Les cartographies réalisées par l’état-major, entre 1820 et 1866 sur tout le territoire français, sont d’une précision étonnante. Elles sont particulièrement informatives pour les boisements : les éléments boisés de la carte de l’état-major, s’ils ont perduré jusqu’à aujourd’hui, peuvent être considérés comme des boisements anciens datant de deux siècles ou probablement beaucoup plus (Morel, 2021) [2].

Les cartes de l’état-major représentent aussi les zones humides, souvent appelées à l’époque « marais ».

En revanche, les autres milieux tels que les prairies et les landes ne sont pas toujours visibles sur ces cartes, car ils étaient à la fois banals pour l’époque dans le paysage.

La carte de l’état-major sur la zone de l’aéroport de Rennes à Saint-Jacques de la Lande.
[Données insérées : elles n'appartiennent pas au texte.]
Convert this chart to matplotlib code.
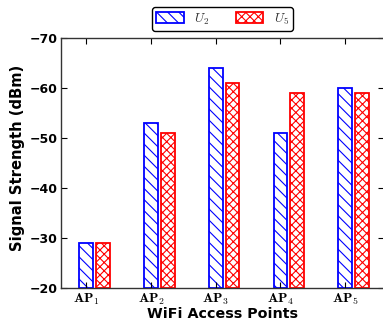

Les prairies humides et le bocage encore existants au sud-est sont un hotspot pour plusieurs espèces d’orchidées (dont l’Orchis mâle, Orchis mascula).

 

 Pour conclure, identifier les unités paysagères anciennes dans le cadre de nos études est donc utile afin :

  • d’établir la continuité entre le paysage passé et présent et ainsi de justifier la patrimonialité d’unités paysagères actuelles ;
  • d’appuyer les enjeux observés dans certaines zones (espèces rares, menacées, protégées, bon état de l’habitat) qui par leur ancienneté jouent le rôle de refuges pour la biodiversité à l’échelle du paysage ;
  • de disposer d’un état de référence de la biodiversité pour les questions de conservation et de gestion.

 

Les cartes et photographies anciennes sont donc d’un grand intérêt pour les études actuelles et constituent une source précieuse d’informations sur le paysage.

Références :

[1] Cateau E., Larrieu L., Vallauri D., Savoie J.-M., Touroult J. & Brustel H., 2015 – Ancienneté et maturité : deux qualités complémentaires d’un écosystème forestier. Comptes Rendus Biologies, no 338, pp. 58-73.

[2] Morel L., 2021. Forêts anciennes et boisements féraux d’Armorique : conserver le patrimoine d’hier et protéger la nature de demain. Penn ar Bed no 241-242, pp. 3-23.